The defence select committee said that a review now under way must come with a “firm and sustainable” funding settlement so that it can avoid the same fate as past reviews, which have unravelled because of insufficient cash.
The committee urged Theresa May, who announced yesterday that government spending on the NHS would grow by £20 billion a year, to increase defence funding to a level “approaching the figure of 3 per cent of GDP which the United Kingdom still maintained as late as the mid-Nineties”.
Britain is one of only five Nato member states to meet the alliance’s minimum requirement of defence spending of 2 per cent of national income. Pushing the present figure of 2.14 per cent of GDP to 3 per cent would be the equivalent of more than £17 billion a year, based on official data.
This would “place our defence policy on a sustainable basis to meet new threats and fill existing financial ‘black holes’ ”, Julian Lewis, the Conservative chairman of the committee, said.
“Defence is constantly described as the first duty of government,”
“The MDP [modernising defence programme] is the government’s opportunity to show that it means what it says.”
The MPs praised Gavin Williamson, the defence secretary, for taking the Ministry of Defence out of a cross-Whitehall security review last year.
The national security capability review, headed by Sir Mark Sedwill, the national security adviser, would not have enabled the MoD to request an increase in funding from the Treasury – which it needs to fund plans set out in a 2015 review of defence. Instead, defence chiefs were forced to draw up options for deep cuts to the Royal Navy, army and Royal Air Force to balance the books. Mr Lewis said that the process would “have resulted in further disastrous cuts to the armed forces”.
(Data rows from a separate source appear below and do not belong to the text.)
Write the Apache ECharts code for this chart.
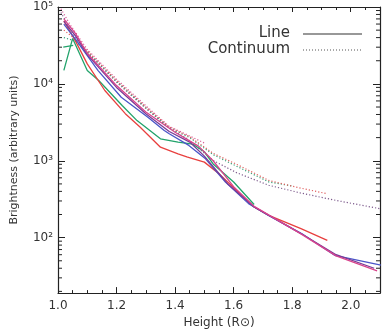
<!DOCTYPE html>
<html><head><meta charset="utf-8">
<script src="https://cdn.jsdelivr.net/npm/echarts@6/dist/echarts.min.js"></script>
<style>html,body{margin:0;padding:0;background:#fff}#c{width:383px;height:334px}</style>
</head><body><div id="c"></div>
<script>
// ---- data ----
const xTicks = [1.0, 1.2, 1.4, 1.6, 1.8, 2.0];
const yTickLabels = ['10²', '10³', '10⁴', '10⁵'];

const redLineH = [1.02, 1.06, 1.10, 1.16, 1.23, 1.28, 1.35, 1.41, 1.44, 1.50, 1.55, 1.61, 1.67, 1.72, 1.83, 1.92];
const redLineV = [66000, 36000, 18200, 8200, 4100, 2750, 1500, 1230, 1120, 960, 680, 410, 250, 195, 131, 92];

const greenLineH = [1.02, 1.05, 1.10, 1.14, 1.22, 1.27, 1.35, 1.41, 1.46, 1.50, 1.53, 1.60, 1.67];
const greenLineV = [15000, 39000, 14900, 11000, 5200, 3330, 1930, 1750, 1650, 1310, 910, 530, 270];
const green2LineH = [1.018, 1.052];
const green2LineV = [30000, 31600];

const blueLineH = [1.02, 1.06, 1.137, 1.216, 1.306, 1.363, 1.38, 1.447, 1.504, 1.572, 1.651, 1.719, 1.832, 1.945, 2.103];
const blueLineV = [60000, 38000, 14900, 6700, 3700, 2480, 2245, 1585, 1060, 528, 277, 195, 113, 59, 44];

const purpleLineH = [1.02, 1.06, 1.10, 1.20, 1.30, 1.38, 1.45, 1.50, 1.58, 1.67, 1.83, 1.95, 2.08];
const purpleLineV = [65000, 42000, 24000, 9000, 4100, 2400, 1750, 1150, 500, 250, 113, 60, 40];

const magentaLineH = [1.02, 1.06, 1.10, 1.20, 1.30, 1.40, 1.48, 1.53, 1.60, 1.67, 1.83, 1.95, 2.09];
const magentaLineV = [70000, 45000, 25000, 9500, 4300, 2350, 1550, 1000, 460, 255, 112, 58, 37];

const purpleContH = [1.01, 1.05, 1.10, 1.20, 1.30, 1.38, 1.44, 1.53, 1.61, 1.72, 1.83, 1.95, 2.10];
const purpleContV = [85000, 45000, 26000, 10500, 4800, 2650, 1950, 1010, 700, 480, 380, 305, 238];
const redContH = [1.02, 1.06, 1.10, 1.20, 1.30, 1.38, 1.45, 1.53, 1.61, 1.72, 1.83, 1.92];
const redContV = [50000, 38000, 27000, 11000, 5000, 2750, 2050, 1250, 900, 555, 440, 372];
const greenContH = [1.02, 1.06, 1.10, 1.20, 1.30, 1.38, 1.45, 1.53, 1.61, 1.72, 1.80];
const greenContV = [40000, 36000, 26000, 10800, 4900, 2700, 2000, 1200, 850, 530, 470];
const pinkContH = [1.01, 1.04, 1.10, 1.20, 1.30, 1.38, 1.45, 1.50];
const pinkContV = [95000, 60000, 28000, 11500, 5200, 2800, 2100, 1700];

const X_MIN = 1.0, X_MAX = 2.1, Y_MIN = 19, Y_MAX = 100000;

// ---- build ----
const zip = (h, v) => h.map((x, i) => [x, v[i]]);
const minorVals = [];
[10, 100, 1000, 10000].forEach(d => { for (let k = 2; k <= 9; k++) { const v = k * d; if (v >= Y_MIN && v <= Y_MAX) minorVals.push(v); } });

const txt = '#333';
function solid(name, h, v, color) {
  return { type: 'line', name, data: zip(h, v), symbol: 'none', smooth: false,
    lineStyle: { color, width: 1.3, type: 'solid' }, z: 3, silent: true };
}
function dotted(name, h, v, color) {
  return { type: 'line', name, data: zip(h, v), symbol: 'none', smooth: false,
    lineStyle: { color, width: 1.2, type: [1.2, 2] }, z: 2, silent: true };
}
function minorTicks(xAt, dir) {
  return { type: 'custom', silent: true, z: 6,
    data: minorVals.map(v => [xAt, v]), encode: { x: 0, y: 1 },
    renderItem: (p, api) => {
      const c = api.coord([api.value(0), api.value(1)]);
      return { type: 'line', shape: { x1: c[0], y1: c[1], x2: c[0] + dir * 4, y2: c[1] },
        style: { stroke: '#222', lineWidth: 1 } };
    } };
}

const chart = echarts.init(document.getElementById('c'), null, { renderer: 'canvas' });
chart.setOption({
  animation: false,
  backgroundColor: '#fff',
  grid: { left: 58, right: -1, top: 7, bottom: 40 },
  xAxis: [{
    type: 'value', min: X_MIN, max: X_MAX, interval: 0.2, position: 'bottom',
    name: 'Height (R⊙)', nameLocation: 'middle', nameGap: 22,
    nameTextStyle: { color: txt, fontSize: 12, fontFamily: 'DejaVu Sans' },
    axisLine: { lineStyle: { color: '#222', width: 1.2 } },
    axisTick: { inside: true, length: 6, lineStyle: { color: '#222' } },
    minorTick: { show: true, splitNumber: 4, length: 3, lineStyle: { color: '#222' } },
    splitLine: { show: false },
    axisLabel: { color: txt, fontSize: 12, fontFamily: 'DejaVu Sans', margin: 7,
      formatter: v => xTicks.some(t => Math.abs(t - v) < 1e-6) ? v.toFixed(1) : '' }
  }, {
    type: 'value', min: X_MIN, max: X_MAX, interval: 0.2, position: 'top',
    axisLine: { lineStyle: { color: '#222', width: 1.2 } },
    axisTick: { inside: true, length: 5, lineStyle: { color: '#222' } },
    minorTick: { show: true, splitNumber: 4, length: 3, lineStyle: { color: '#222' } },
    splitLine: { show: false }, axisLabel: { show: false }
  }],
  yAxis: [{
    type: 'log', logBase: 10, min: Y_MIN, max: Y_MAX, position: 'left',
    name: 'Brightness (arbitrary units)', nameLocation: 'middle', nameGap: 38,
    nameTextStyle: { color: txt, fontSize: 11, fontFamily: 'DejaVu Sans' },
    axisLine: { show: true, lineStyle: { color: '#222', width: 1.2 } },
    axisTick: { show: true, inside: true, length: 7, lineStyle: { color: '#222' } },
    splitLine: { show: false },
    axisLabel: { color: txt, fontSize: 12, fontFamily: 'DejaVu Sans', margin: 5,
      formatter: v => { const e = Math.log10(v); const r = Math.round(e);
        return Math.abs(e - r) < 1e-6 && r >= 2 && r <= 5 ? yTickLabels[r - 2] : ''; } }
  }, {
    type: 'log', logBase: 10, min: Y_MIN, max: Y_MAX, position: 'right',
    axisLine: { show: true, lineStyle: { color: '#222', width: 1.2 } },
    axisTick: { show: true, inside: true, length: 7, lineStyle: { color: '#222' } },
    splitLine: { show: false }, axisLabel: { show: false }
  }],
  series: [
    dotted('purpleCont', purpleContH, purpleContV, '#7d5a8c'),
    dotted('greenCont', greenContH, greenContV, '#3aa37a'),
    dotted('redCont', redContH, redContV, '#e06060'),
    dotted('pinkCont', pinkContH, pinkContV, '#d9609a'),
    solid('green', greenLineH, greenLineV, '#22a36b'),
    solid('green2', green2LineH, green2LineV, '#22a36b'),
    solid('red', redLineH, redLineV, '#e8403f'),
    solid('blue', blueLineH, blueLineV, '#4a55c8'),
    solid('purple', purpleLineH, purpleLineV, '#7a3c96'),
    solid('magenta', magentaLineH, magentaLineV, '#d8438c'),
    minorTicks(X_MIN, 1),
    minorTicks(X_MAX, -1)
  ],
  graphic: [
    { type: 'text', right: 93, top: 26, style: { text: 'Line', fill: txt, fontSize: 15, fontFamily: 'DejaVu Sans', textAlign: 'right' } },
    { type: 'text', right: 93, top: 42, style: { text: 'Continuum', fill: txt, fontSize: 15, fontFamily: 'DejaVu Sans', textAlign: 'right' } },
    { type: 'line', shape: { x1: 303, y1: 34, x2: 362, y2: 34 }, style: { stroke: '#333', lineWidth: 1.2 } },
    { type: 'line', shape: { x1: 303, y1: 50, x2: 362, y2: 50 }, style: { stroke: '#555', lineWidth: 1, lineDash: [1, 2] } }
  ]
});
</script></body></html>
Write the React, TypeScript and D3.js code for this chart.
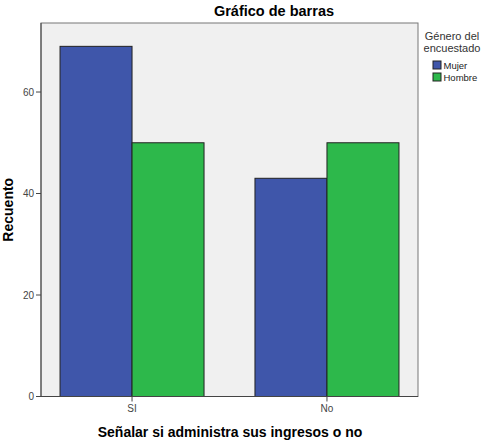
import React from "react";
import * as d3 from "d3";

const categories = ["SI", "No"];
const genders = ["Mujer", "Hombre"];
const mujerValues = [69, 43];
const hombreValues = [50, 50];
const yTicks = [0, 20, 40, 60];
const colors = ["#3F56AA", "#2DB84B"];

export default function App() {
  const W = 491, H = 442;
  const m = { left: 41, right: 418, top: 23, bottom: 396.5 };
  const x = d3.scalePoint<string>().domain(categories).range([m.left, m.right]).padding(0.467);
  const xInner = d3.scaleBand<string>().domain(genders).range([-72, 72]).padding(0);
  const y = d3.scaleLinear().domain([0, 73.6]).range([m.bottom, m.top]);
  const series = [mujerValues, hombreValues];
  const font = "'Liberation Sans', Arial, sans-serif";
  return (
    <svg width={W} height={H} style={{ position: "absolute", left: 0, top: 0, fontFamily: font }}>
      <rect x={0} y={0} width={W} height={H} fill="#fff" />
      <text x={274} y={16} textAnchor="middle" fontSize={14.5} fontWeight="bold" fill="#000">Gráfico de barras</text>
      <rect x={m.left} y={m.top} width={m.right - m.left} height={m.bottom - m.top} fill="#F0F0F0" stroke="#777" strokeWidth={1} />
      {categories.map((c, ci) =>
        genders.map((g, gi) => {
          const v = series[gi][ci];
          const x0 = (x(c) as number) + (xInner(g) as number);
          return (
            <rect key={c + g} x={x0} y={y(v)} width={xInner.bandwidth()} height={y(0) - y(v)}
              fill={colors[gi]} stroke="#222" strokeWidth={1} />
          );
        })
      )}
      <line x1={m.left} x2={m.right} y1={m.bottom} y2={m.bottom} stroke="#444" />
      <line x1={m.left} x2={m.left} y1={m.top} y2={m.bottom} stroke="#444" />
      {yTicks.map((t) => (
        <g key={t}>
          <line x1={m.left - 5} x2={m.left} y1={y(t)} y2={y(t)} stroke="#444" />
          <text x={m.left - 7} y={y(t) + 3.5} textAnchor="end" fontSize={10} fill="#444">{t}</text>
        </g>
      ))}
      {categories.map((c) => (
        <g key={c}>
          <line x1={x(c)} x2={x(c)} y1={m.bottom} y2={m.bottom + 5} stroke="#444" />
          <text x={x(c)} y={m.bottom + 15} textAnchor="middle" fontSize={10} fill="#444">{c}</text>
        </g>
      ))}
      <text x={230} y={437} textAnchor="middle" fontSize={14} fontWeight="bold" fill="#000">Señalar si administra sus ingresos o no</text>
      <text transform={`translate(13,${(m.top + m.bottom) / 2}) rotate(-90)`} textAnchor="middle" fontSize={14} fontWeight="bold" fill="#000">Recuento</text>
      <text x={452} y={40} textAnchor="middle" fontSize={11} fill="#333">Género del</text>
      <text x={452} y={52} textAnchor="middle" fontSize={11} fill="#333">encuestado</text>
      {genders.map((g, gi) => (
        <g key={g}>
          <rect x={433} y={61 + gi * 12} width={8} height={8} fill={colors[gi]} stroke="#222" strokeWidth={1} />
          <text x={443.5} y={69 + gi * 12} fontSize={9.5} fill="#222">{g}</text>
        </g>
      ))}
    </svg>
  );
}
Defence sources fear that the subsequent modernising defence programme launched by Mr Williamson will be a “fudge” unless he is able to secure funding from Philip Hammond, the chancellor. The two men are due to discuss the issue tomorrow.
In their report, the MPs recommended that the MDP produce a “menu” of military requirements, with an estimated cost of the capabilities listed.
“The government, and the country, will then be able to see the scale of what it is necessary to invest in defence,”
the report said. The MPs said that increased investment was particularly required in enhancing Britain’s ability to track and confront enemy submarines; enabling the navy to fire cruise missiles from frigates or destroyers; and ensuring that the army was able to deploy a war-fighting division. This requires the target size of the regular army not to be cut below 82,000. It is already some 5,000 soldiers below strength.
The report highlighted serious holes in the army’s fighting power, which would leave it vulnerable in a conflict against an adversary such as Russia.
“There are serious deficiencies in the quantities of armour, armoured vehicles and artillery available to the British Army,”
The report said investment must ensure that the military was able to exploit new technologies as well as use more legacy equipment to remain effective.